Con ciò, l’unicità e la specificità della Resistenza antifascista come produttrice di senso e di valori è confusa e assorbita nell’indistinzione, così come del resto l’unicità del nazismo come anti-umanismo radicale; ossia, la Resistenza antifascista è collocata come un caso particolare entro una categoria di vicende storiche che vanno dalla guerriglia antinapoleonica in Spagna (e, prima ancora, sanfedista nel Mezzogiorno d’Italia) alla guerriglia islamista in Afghanistan vittoriosa dapprima contro i sovietici essendo alleata dell’Occidente e poi, in uno sviluppo oggi tranquillamente rimosso e dimenticato sebbene recentissimo, contro l’Occidente.
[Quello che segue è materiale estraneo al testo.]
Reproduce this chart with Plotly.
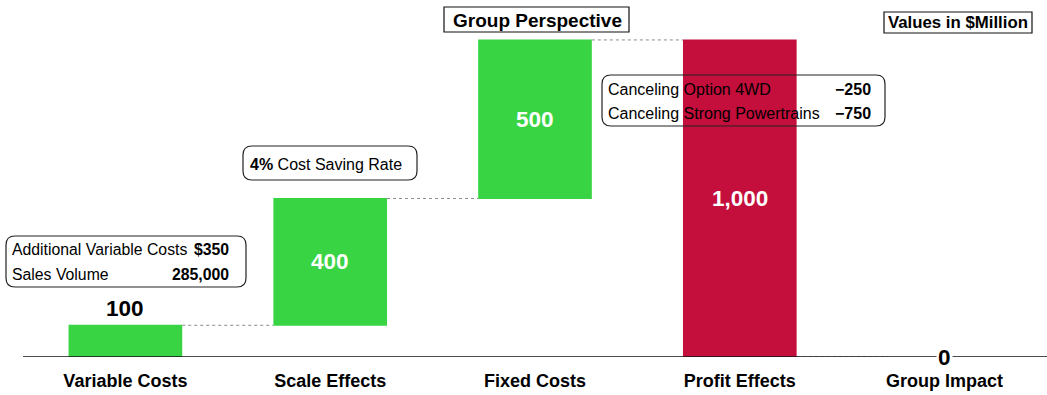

Ma soprattutto, con ciò, un aspetto essenziale della Resistenza antifascista che viene cancellato è l’intenso processo di contaminazione reciproca di valori popolari, certamente mediato e favorito dalla presenza e dall’opera di grandi comunità organizzate come i partiti di massa, che ebbe luogo in quegli anni, mettendo esigenze universali di emancipazione umana almeno sullo stesso piano, se non piuttosto in primo piano, rispetto ad esigenze di liberazione dallo “straniero”.
Difendere la memoria e i valori della Resistenza antifascista significa quindi, adesso, difendere innanzitutto il loro aspetto universale, che la propaganda di guerra nel campo in cui ci troviamo distorce e deforma in termini di neo-nazionalismo, gettando via con disinvolto cinismo anni e decenni di chiacchere “anti-sovraniste” e più o meno globaliste. Significa valorizzare la continuità dei valori della Resistenza con la resistenza antimilitarista, antinazionalista e (in una parola) internazionalista che un secolo fa si unì nella parola d’ordine della “pace senza annessioni né riparazioni”, ulteriormente traducibile (nella presente situazione) in termini di irrilevanza delle questioni territoriali rispetto alle esigenze di vita, sociali e culturali, delle persone in carne ed ossa. Come, appunto, gli accordi di Minsk avrebbero garantito se il regime di Kiev e l’Occidente non li avessero violati e stracciati costantemente.